Record in wireless data transmission achieved

German researchers have set a new record in wireless transmission using millimetre-waves to transmit 6 Gigabits of data per second over a distance of 37km.

The technology, which would allow downloading a whole DVD in less than ten seconds, relies on the so-called E-band of the electromagnetic spectrum with frequencies between 71 and 76 GHz, also known as the milimetre-waves.

The team from the University of Stuttgart, the Karlsruhe Institute of Technology (KIT) and the Fraunhofer Institute for Applied Solid State Physics IAF, said the system exceeds ten times existing state-of-the-art technology.

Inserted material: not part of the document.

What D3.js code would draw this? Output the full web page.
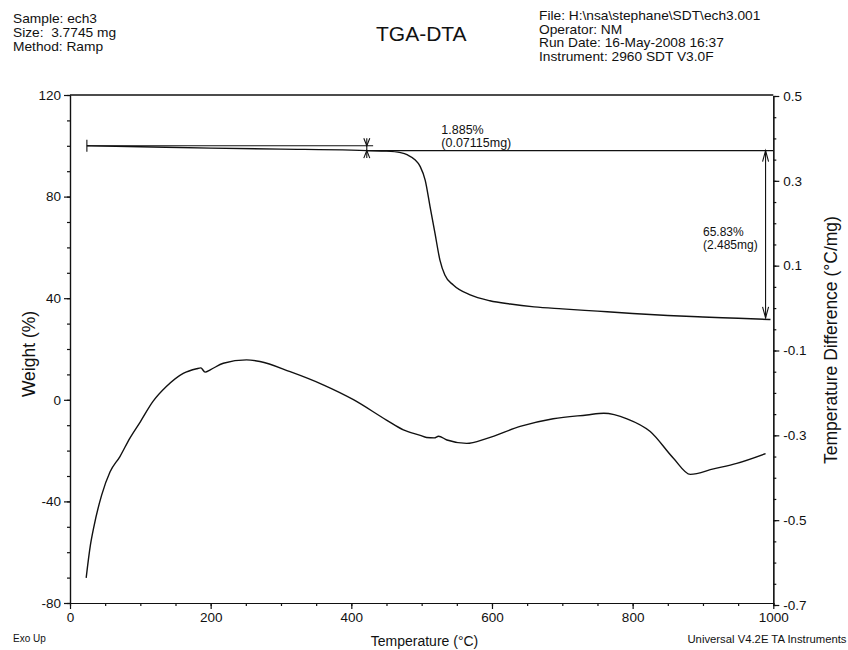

During the experiment, the researchers sent data between Cologne’s 45-story Uni-Centre and the Space Observation Radar TIRA located at Fraunhofer Institute for High-Frequency Physics and Radar Techniques in Wachtberg some 37km away. To achieve the high data rates together with the unprecedented distance, the researchers built innovative transmitters and receivers complete with powerful signal amplifiers. The transistor-based devices together form what the researchers call monolithically integrated millimetre-wave circuits (MMICs).

The circuit amplifies the broadband signal to a transmission power of 1W. The signal is then transmitted via a highly directive parabolic antenna and subsequently received at the other station. Even though it has weakened substantially during the transmission, the sensitive receivers equipped with low-noise amplifiers can reliably detect it.

The primary goal of the research project, called ACCESS, is to enhance satellite data transmission. However, the technology could also work in terrestrial conditions, potentially providing fibre-optic-level data speeds without the need to lay cables and build costly infrastructure.

The millimetre-wave circuits could also be used as backup networks in case of failure of the conventional infrastructure in unexpected accidents or environmental disasters.

Professor Igmar Kallfass from the University of Stuttgart led the project funded by the German Federal Ministry for Economy and Energy.